AS the world marks Women Worlds’ Day this 8th March, stakeholders and Tanzania Gender Networking Programme (TGNP) normally review the achievements the country has made in the past 25 years after the Beijing Conference and nod that a lot has been attained.
They note several achievements and shower the government in phases with praises for tangible evidence that a lot has been done to fight vices, which confine and abuse women and children in the public.
However, it still beats logics to realise that some children and women because of stereotype ideas and retrogressive cultures, are still caught in a tight web knitted by some fellow society members to silence them.
These people subject children to emotional, sexual, or physical mistreatment or neglect without realizing that these children also form part and parcel of the same society and require protection from them as parents/guardians and adults.
To women rape, domestic violence, sexual harassment, reproductive coercion, female infanticide, prenatal sex selection, obstetric violence, and mob violence as well as harmful customary or traditional practices, such as honour killings, dowry violence, female genital mutilation become their woes in the hands of perpetrators one might be tempted to ask, who benefits out of it?
However, for these vices to end everyone especially the activists and stakeholders ought to note that the problem is rooted in social norms and concentrate on gender stereotypes.
Given the devastating effects violence has on women, some efforts have mainly focused on responses and services for survivors; however, the best way to end violence against women and girls is to prevent it from happening in the first place by addressing root and structural causes.

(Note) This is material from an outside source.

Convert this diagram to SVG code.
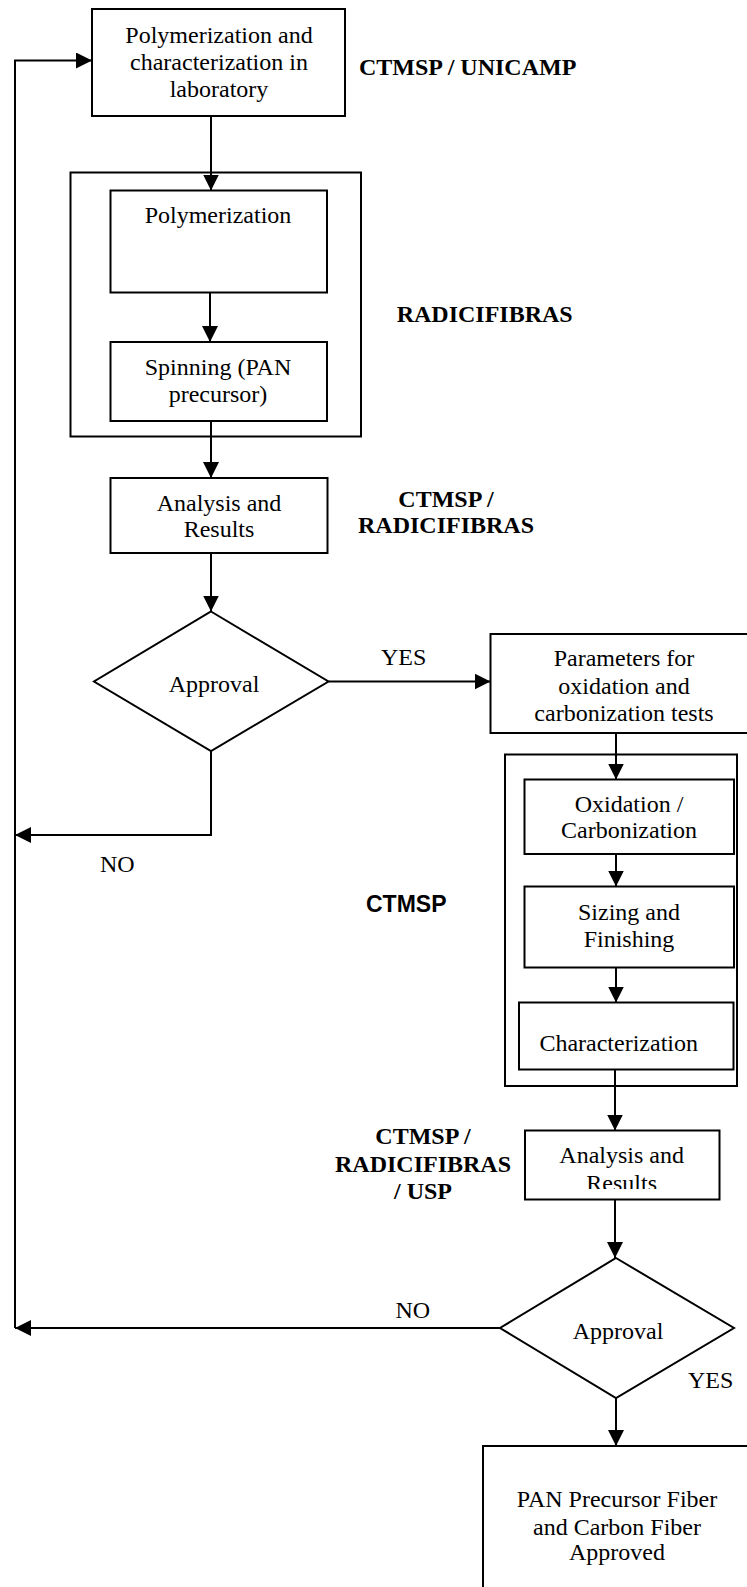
<svg xmlns="http://www.w3.org/2000/svg" width="747" height="1587" viewBox="0 0 747 1587">
<style>
.box{fill:#fff;stroke:#000;stroke-width:2}
.grp{fill:none;stroke:#000;stroke-width:2}
.t{font-family:"Liberation Serif","Times New Roman",serif;font-size:24px;fill:#000;text-anchor:middle}
.tl{font-family:"Liberation Serif","Times New Roman",serif;font-size:24px;fill:#000}
.b{font-family:"Liberation Serif","Times New Roman",serif;font-size:24px;font-weight:bold;fill:#000;text-anchor:middle}
.bs{font-family:"Liberation Sans",Arial,sans-serif;font-size:23px;font-weight:bold;fill:#000}
.c{fill:none;stroke:#000;stroke-width:2;marker-end:url(#ah)}
.l{fill:none;stroke:#000;stroke-width:2}
</style>
<defs>
<marker id="ah" markerUnits="userSpaceOnUse" markerWidth="16" markerHeight="16" refX="16" refY="8" orient="auto">
<path d="M0,0 L16,8 L0,16 z" fill="#000"/>
</marker>
<clipPath id="clipRes"><rect x="526" y="1131" width="193" height="58"/></clipPath>
</defs>
<rect width="747" height="1587" fill="#fff"/>

<g id="connectors">
<path class="c" d="M15,1328 V60.5 H92"/>
<path class="c" d="M211,116 V190.5"/>
<path class="c" d="M210,292.5 V342"/>
<path class="c" d="M211,421 V478"/>
<path class="c" d="M211,553 V611.5"/>
<path class="c" d="M328.5,681.5 H490.5"/>
<path class="c" d="M211,751 V835 H15"/>
<path class="c" d="M616,733 V779.5"/>
<path class="c" d="M616,854 V886.5"/>
<path class="c" d="M616,967.5 V1002.5"/>
<path class="c" d="M615,1069.5 V1130.5"/>
<path class="c" d="M615,1199.5 V1258"/>
<path class="c" d="M500,1328 H15"/>
<path class="c" d="M616,1398 V1446"/>
</g>

<g id="lab-node">
<rect class="box" x="92" y="9" width="253" height="107"/>
<text class="t" x="219" y="42.5">Polymerization and</text>
<text class="t" x="219" y="69.5">characterization in</text>
<text class="t" x="219" y="97">laboratory</text>
</g>
<g id="label-unicamp"><text class="tl" x="359" y="75.3" font-weight="bold">CTMSP / UNICAMP</text></g>

<g id="radicifibras-group">
<rect class="grp" x="70.5" y="172.5" width="290.5" height="264"/>
</g>
<g id="polymerization">
<rect class="box" x="110.5" y="190.5" width="216.5" height="102"/>
<text class="t" x="218" y="223">Polymerization</text>
</g>
<g id="spinning">
<rect class="box" x="110.5" y="342" width="216.5" height="79"/>
<text class="t" x="218" y="375">Spinning (PAN</text>
<text class="t" x="218" y="402">precursor)</text>
</g>
<g id="label-radicifibras"><text class="tl" x="396.7" y="322.3" font-weight="bold">RADICIFIBRAS</text></g>

<g id="analysis1">
<rect class="box" x="110.5" y="478" width="217" height="75"/>
<text class="t" x="219" y="510.7">Analysis and</text>
<text class="t" x="219" y="537.3">Results</text>
</g>
<g id="label-ctmsp-radici">
<text class="b" x="446" y="506.7">CTMSP /</text>
<text class="b" x="446" y="533.3">RADICIFIBRAS</text>
</g>

<g id="approval1">
<polygon class="box" points="211,611.5 328.5,681.5 211,751 94,681.5"/>
<text class="t" x="214" y="691.7">Approval</text>
</g>
<g id="yes1"><text class="tl" x="381" y="665">YES</text></g>
<g id="no1"><text class="tl" x="100" y="871.7">NO</text></g>

<g id="parameters">
<rect class="box" x="490.5" y="634" width="270" height="99"/>
<text class="t" x="624" y="666">Parameters for</text>
<text class="t" x="624" y="694">oxidation and</text>
<text class="t" x="624" y="720.7">carbonization tests</text>
</g>

<g id="ctmsp-group">
<rect class="grp" x="505" y="754.5" width="232" height="331.5"/>
</g>
<g id="oxidation">
<rect class="box" x="524.5" y="779.5" width="209.5" height="74.5"/>
<text class="t" x="629" y="811.7">Oxidation /</text>
<text class="t" x="629" y="838.3">Carbonization</text>
</g>
<g id="sizing">
<rect class="box" x="524.5" y="886.5" width="209.5" height="81"/>
<text class="t" x="629" y="920">Sizing and</text>
<text class="t" x="629" y="947.3">Finishing</text>
</g>
<g id="characterization">
<rect class="box" x="519" y="1002.5" width="214.5" height="67"/>
<text class="t" x="618.7" y="1050.7">Characterization</text>
</g>
<g id="label-ctmsp"><text class="bs" x="366" y="911.7">CTMSP</text></g>

<g id="analysis2">
<rect class="box" x="525" y="1130.5" width="194.5" height="69"/>
<text class="t" x="621.7" y="1162.7">Analysis and</text>
<text class="t" x="621.7" y="1191" clip-path="url(#clipRes)">Results</text>
</g>
<g id="label-ctmsp-radici-usp">
<text class="b" x="423" y="1144">CTMSP /</text>
<text class="b" x="423" y="1171.7">RADICIFIBRAS</text>
<text class="b" x="423" y="1199">/ USP</text>
</g>

<g id="approval2">
<polygon class="box" points="616,1258 734,1328 616,1398 500,1328"/>
<text class="t" x="618" y="1339.3">Approval</text>
</g>
<g id="no2"><text class="tl" x="395.4" y="1318.3">NO</text></g>
<g id="yes2"><text class="tl" x="688" y="1388.3">YES</text></g>

<g id="final">
<rect class="box" x="483" y="1446" width="290" height="200"/>
<text class="t" x="617" y="1506.7">PAN Precursor Fiber</text>
<text class="t" x="617" y="1535">and Carbon Fiber</text>
<text class="t" x="617" y="1560">Approved</text>
</g>
</svg>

Collectively everyone must be involved in early in life, by educating and working with young boys and girls to promote respectful relationships and gender equality.
Working with youth is a “best bet” for faster, sustained progress on preventing and eradicating gender-based violence and while public policies and interventions often overlook this stage of life, it is a critical time when values and norms around gender equality are forged.
The intervention list should also include raising awareness on the dangers of harmful traditions in amicable way, instead of resorting to use of force and threat to the perpetrators.
Equally, children should be encouraged to speak openly about violence they may be seeing in their homes in order to avert the possibility of them growing up violent household, and inherit the culture.
But above all, the society should also bank on the concept of engaging respected community elders in the fight against gender violence just like they are always relied on to mend marriages.